Excerpted records
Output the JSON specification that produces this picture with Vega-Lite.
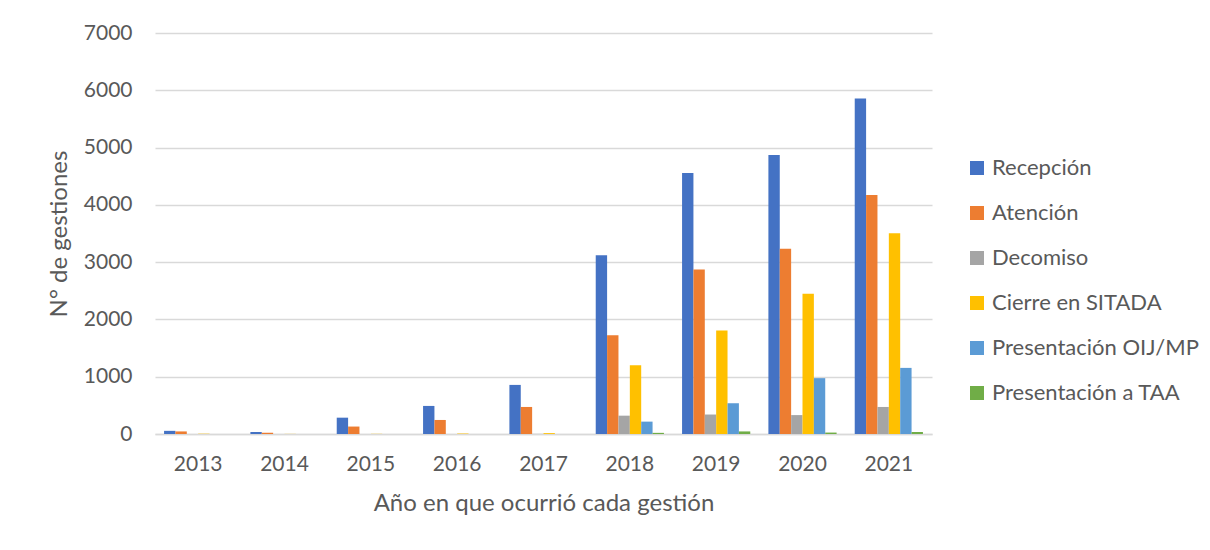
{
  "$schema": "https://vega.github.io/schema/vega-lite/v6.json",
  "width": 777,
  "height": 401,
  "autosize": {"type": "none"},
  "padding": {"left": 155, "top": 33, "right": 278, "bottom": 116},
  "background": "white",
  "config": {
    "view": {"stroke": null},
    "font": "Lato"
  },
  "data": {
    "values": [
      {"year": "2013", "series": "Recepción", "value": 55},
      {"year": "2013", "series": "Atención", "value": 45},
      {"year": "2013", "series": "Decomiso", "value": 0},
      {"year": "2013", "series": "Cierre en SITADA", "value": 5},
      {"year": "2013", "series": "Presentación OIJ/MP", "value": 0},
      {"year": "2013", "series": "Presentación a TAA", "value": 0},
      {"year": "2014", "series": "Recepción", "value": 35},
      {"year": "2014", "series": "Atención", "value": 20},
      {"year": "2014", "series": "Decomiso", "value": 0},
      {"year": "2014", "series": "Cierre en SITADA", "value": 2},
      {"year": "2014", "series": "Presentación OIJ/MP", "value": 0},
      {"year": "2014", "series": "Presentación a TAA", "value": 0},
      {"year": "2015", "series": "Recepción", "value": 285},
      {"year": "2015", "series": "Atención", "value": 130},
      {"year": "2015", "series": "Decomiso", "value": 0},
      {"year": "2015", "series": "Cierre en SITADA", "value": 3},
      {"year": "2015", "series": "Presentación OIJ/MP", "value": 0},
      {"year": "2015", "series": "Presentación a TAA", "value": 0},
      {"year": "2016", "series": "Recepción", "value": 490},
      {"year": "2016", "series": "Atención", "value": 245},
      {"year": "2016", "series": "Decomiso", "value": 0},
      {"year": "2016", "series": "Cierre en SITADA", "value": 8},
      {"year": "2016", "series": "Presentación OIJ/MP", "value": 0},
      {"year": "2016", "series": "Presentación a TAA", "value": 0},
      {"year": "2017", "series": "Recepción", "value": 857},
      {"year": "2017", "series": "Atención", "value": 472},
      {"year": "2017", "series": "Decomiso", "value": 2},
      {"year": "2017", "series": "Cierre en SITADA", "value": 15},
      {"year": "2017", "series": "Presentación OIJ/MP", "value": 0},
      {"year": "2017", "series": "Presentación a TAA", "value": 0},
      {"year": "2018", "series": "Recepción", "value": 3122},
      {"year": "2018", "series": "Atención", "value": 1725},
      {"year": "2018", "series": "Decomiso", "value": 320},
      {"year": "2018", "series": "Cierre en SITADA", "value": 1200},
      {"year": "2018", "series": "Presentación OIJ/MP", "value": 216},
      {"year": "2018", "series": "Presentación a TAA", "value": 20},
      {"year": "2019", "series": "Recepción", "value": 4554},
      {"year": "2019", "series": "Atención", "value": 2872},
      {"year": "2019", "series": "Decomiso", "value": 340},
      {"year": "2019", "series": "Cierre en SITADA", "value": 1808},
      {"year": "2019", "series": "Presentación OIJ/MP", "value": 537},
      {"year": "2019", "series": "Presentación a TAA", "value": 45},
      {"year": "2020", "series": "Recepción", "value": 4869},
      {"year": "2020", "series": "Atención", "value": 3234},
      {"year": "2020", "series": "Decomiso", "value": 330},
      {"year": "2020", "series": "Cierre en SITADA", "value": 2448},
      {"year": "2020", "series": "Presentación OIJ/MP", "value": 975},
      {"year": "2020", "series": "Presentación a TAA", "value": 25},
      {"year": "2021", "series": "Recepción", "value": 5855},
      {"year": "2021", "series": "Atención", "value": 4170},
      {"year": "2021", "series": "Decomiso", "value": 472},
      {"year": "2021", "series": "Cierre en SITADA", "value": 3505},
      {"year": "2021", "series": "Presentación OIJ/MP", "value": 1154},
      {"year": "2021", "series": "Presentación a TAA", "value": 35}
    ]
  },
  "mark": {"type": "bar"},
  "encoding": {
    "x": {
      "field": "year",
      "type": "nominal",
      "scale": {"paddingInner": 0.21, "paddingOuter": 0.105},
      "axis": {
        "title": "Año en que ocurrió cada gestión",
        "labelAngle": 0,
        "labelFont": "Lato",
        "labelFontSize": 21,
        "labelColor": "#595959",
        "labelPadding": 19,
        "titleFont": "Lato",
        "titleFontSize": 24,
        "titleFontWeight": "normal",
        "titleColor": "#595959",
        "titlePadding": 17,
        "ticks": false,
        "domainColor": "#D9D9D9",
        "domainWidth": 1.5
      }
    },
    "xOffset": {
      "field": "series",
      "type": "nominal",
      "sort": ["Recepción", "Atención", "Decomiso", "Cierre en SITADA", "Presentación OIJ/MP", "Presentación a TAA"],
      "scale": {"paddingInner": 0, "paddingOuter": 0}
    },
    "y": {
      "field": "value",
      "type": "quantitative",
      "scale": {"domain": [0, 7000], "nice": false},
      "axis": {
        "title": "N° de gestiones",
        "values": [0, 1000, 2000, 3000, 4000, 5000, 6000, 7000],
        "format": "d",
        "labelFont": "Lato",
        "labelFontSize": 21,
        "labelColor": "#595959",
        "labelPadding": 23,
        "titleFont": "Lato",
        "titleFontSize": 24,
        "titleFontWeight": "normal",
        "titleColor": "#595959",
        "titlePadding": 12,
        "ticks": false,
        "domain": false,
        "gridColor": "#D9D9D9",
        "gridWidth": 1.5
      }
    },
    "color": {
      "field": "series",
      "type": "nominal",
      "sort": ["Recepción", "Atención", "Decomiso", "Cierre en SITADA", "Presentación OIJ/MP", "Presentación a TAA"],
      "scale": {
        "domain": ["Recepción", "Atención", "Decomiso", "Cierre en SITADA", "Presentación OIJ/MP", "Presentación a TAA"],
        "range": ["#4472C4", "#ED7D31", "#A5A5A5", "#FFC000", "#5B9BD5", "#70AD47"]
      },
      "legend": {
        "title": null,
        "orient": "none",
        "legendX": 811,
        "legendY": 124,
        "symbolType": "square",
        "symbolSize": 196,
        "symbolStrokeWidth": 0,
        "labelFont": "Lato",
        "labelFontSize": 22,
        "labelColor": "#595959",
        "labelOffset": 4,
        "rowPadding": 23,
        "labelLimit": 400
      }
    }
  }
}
==
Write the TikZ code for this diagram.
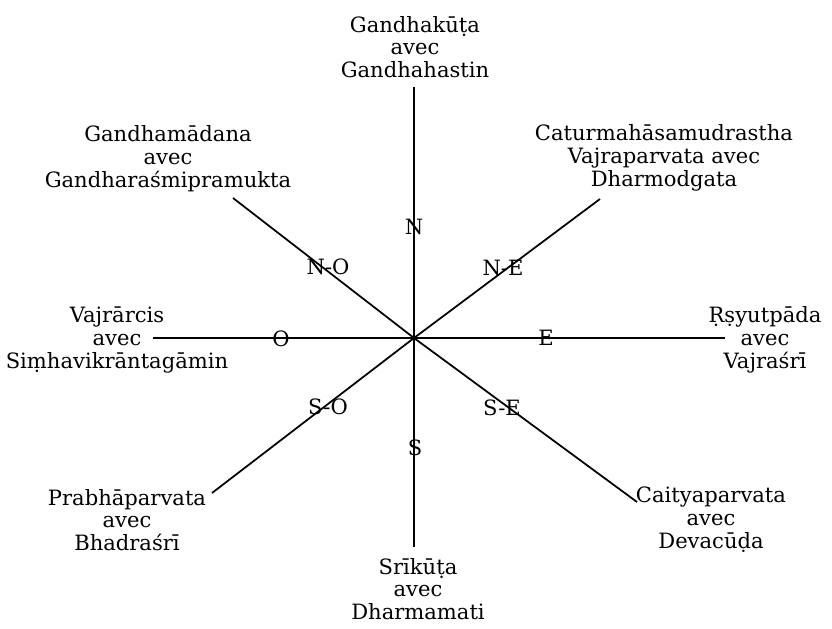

Task description
Filter lines by "this" and return each hit.

Task result
Output the JSON specification that produces this picture with Vega-Lite.
Write the TikZ code for this diagram.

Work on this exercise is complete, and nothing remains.